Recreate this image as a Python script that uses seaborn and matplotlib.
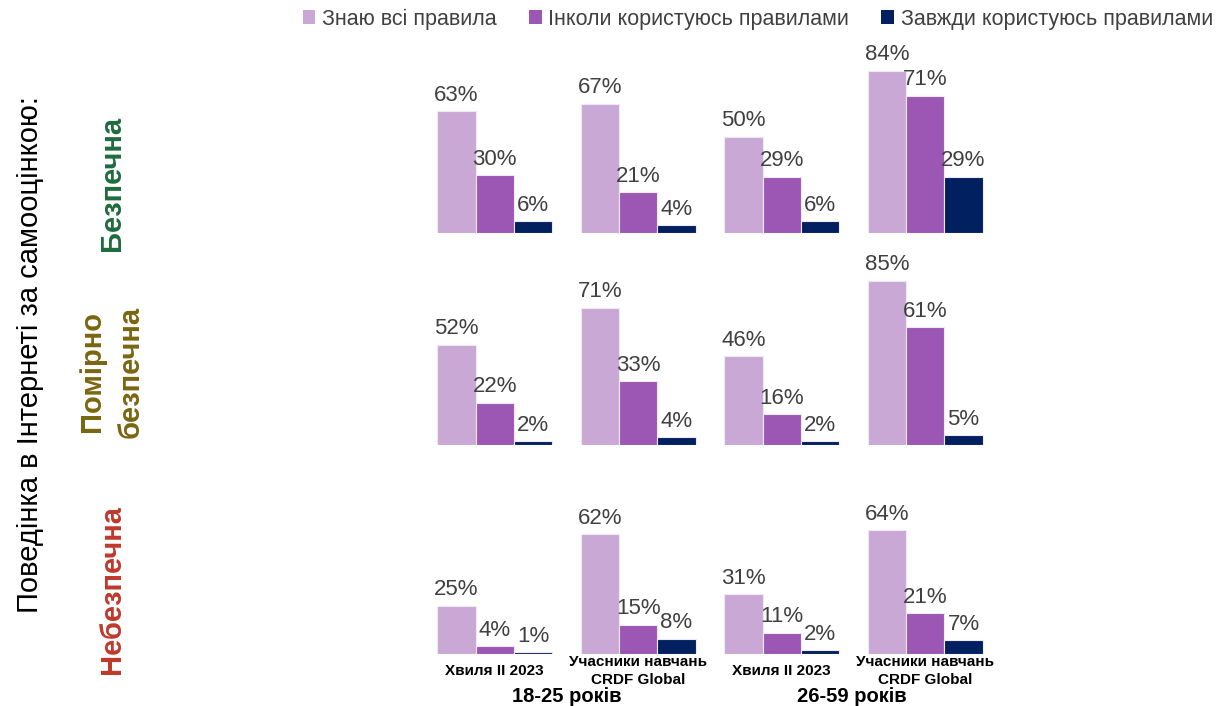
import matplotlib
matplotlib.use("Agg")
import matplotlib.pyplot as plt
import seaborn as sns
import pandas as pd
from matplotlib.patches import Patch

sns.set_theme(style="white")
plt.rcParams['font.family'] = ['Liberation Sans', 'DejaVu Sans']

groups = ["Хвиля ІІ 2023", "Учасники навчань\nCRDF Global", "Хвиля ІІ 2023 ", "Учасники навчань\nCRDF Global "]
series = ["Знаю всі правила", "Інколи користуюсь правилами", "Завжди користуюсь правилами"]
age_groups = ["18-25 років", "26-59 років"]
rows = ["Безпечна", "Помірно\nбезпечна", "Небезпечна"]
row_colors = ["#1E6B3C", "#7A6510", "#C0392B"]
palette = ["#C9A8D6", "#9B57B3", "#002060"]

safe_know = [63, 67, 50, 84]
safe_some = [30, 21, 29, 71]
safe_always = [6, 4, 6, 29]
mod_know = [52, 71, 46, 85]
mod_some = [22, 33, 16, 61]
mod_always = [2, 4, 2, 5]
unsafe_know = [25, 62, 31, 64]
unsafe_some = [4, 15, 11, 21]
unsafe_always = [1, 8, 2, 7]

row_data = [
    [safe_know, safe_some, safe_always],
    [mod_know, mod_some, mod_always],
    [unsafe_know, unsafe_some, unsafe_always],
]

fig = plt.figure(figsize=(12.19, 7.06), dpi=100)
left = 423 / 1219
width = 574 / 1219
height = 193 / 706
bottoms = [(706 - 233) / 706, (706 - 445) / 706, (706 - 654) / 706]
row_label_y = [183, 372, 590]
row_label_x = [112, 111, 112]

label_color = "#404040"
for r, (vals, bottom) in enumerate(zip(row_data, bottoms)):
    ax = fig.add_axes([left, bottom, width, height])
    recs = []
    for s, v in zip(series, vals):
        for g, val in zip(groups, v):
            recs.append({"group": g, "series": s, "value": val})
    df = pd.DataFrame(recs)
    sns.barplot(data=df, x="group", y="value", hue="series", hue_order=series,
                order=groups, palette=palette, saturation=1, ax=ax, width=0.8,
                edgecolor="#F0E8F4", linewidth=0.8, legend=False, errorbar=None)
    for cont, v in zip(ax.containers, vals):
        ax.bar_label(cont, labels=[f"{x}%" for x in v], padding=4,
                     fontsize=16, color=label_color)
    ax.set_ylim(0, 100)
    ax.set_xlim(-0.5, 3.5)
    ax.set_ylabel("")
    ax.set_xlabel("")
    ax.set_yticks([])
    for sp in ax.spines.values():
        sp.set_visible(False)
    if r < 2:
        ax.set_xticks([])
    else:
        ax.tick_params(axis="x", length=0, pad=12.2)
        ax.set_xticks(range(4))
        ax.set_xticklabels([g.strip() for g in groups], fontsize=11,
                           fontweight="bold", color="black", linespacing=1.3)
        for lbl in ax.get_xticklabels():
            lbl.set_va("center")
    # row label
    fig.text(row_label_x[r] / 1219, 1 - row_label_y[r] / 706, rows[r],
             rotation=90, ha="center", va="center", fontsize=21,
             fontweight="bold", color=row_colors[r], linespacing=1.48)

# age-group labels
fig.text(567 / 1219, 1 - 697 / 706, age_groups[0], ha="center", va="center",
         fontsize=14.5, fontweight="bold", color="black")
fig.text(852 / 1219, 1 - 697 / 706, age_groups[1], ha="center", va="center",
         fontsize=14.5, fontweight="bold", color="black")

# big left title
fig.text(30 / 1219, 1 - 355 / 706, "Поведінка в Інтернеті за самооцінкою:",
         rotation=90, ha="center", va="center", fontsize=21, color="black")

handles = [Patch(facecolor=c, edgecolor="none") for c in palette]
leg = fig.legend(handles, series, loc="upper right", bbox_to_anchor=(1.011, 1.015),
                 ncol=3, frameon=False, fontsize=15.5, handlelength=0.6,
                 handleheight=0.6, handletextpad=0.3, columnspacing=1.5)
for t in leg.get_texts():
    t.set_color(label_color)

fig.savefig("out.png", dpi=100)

Aim of the task: Using the listing above, show every line that includes the string "matplotlib".

Reply to the exercise:
Recreate this image as a Python script that uses seaborn and matplotlib.
import matplotlib
matplotlib.use("Agg")
import matplotlib.pyplot as plt
from matplotlib.patches import Patch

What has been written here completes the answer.